How to steam Idli in the Instant Pot?
Honestly, this was supposed to be an exclusive post on just steaming Idlis. After much debating and deliberating inside my head, I decided that I will add all the nitty gritty with regard to steaming. After all, why stop at Idlis, right?
Here’s how you do it-
If your Idli batter is in the fridge, allow it to come to room temperature for a few minutes.
Steps 1 and 2
Insert the inner pot into the Instant Pot. Add 1 to 1.5 cups water. Plug in the IP, press SAUTE MODE-NORMAL and set the timer to 6 minutes.
While the water is getting ready to boil, grease your Idli plates with sesame oil or ghee. Fill each groove with batter till it is 3/4th full.
Steps 3 and 4
Insert an empty Idli plate at the bottom of your Idli plate stand.
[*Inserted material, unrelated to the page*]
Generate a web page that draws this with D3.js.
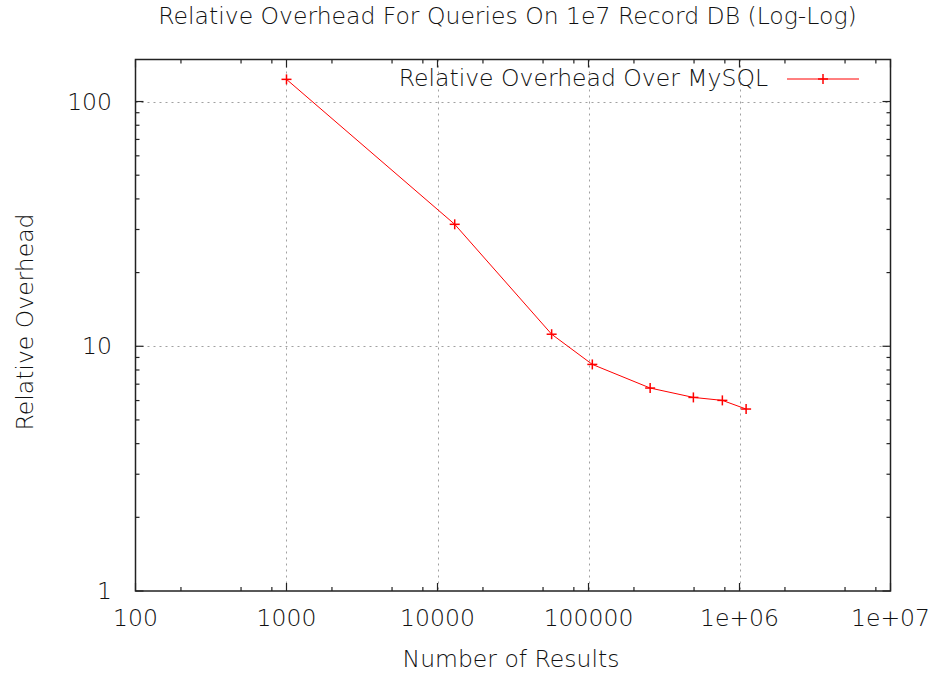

Carefully, stack your filled Idli plates one over the other.
Check if the water has begun boiling. You should be able to spot some steam rising up.
When the water is ready, press CANCEL. Place the filled Idli plates into the inner pot.
Steps 5 and 6
Cover with a clear pot lid. If you do not have a clear pot lid, ensure that the sealing ring has been fitted properly into the Instant Pot lid. Now, close the Instant pot with the lid.
TURN THE VALVE TO VENTING. Your VALVE SHOULD NOT BE TURNED TO SEALING. This is very important. You do not want to pressure cook your Idlis.
Start a kitchen timer to 9 minutes. For every batch of 12 Idlis, I recommend a steaming time of 9 minutes. When the 9 minutes are up, wait for the pin to drop before attempting to open the lid.
While this is happening, the pin will raise up just like how it does when the IP pressure cooks. This is completely normal.
As soon as the pin drops, open the lid. Wait for 2 to 3 minutes before removing the steamed Idlis from the IP.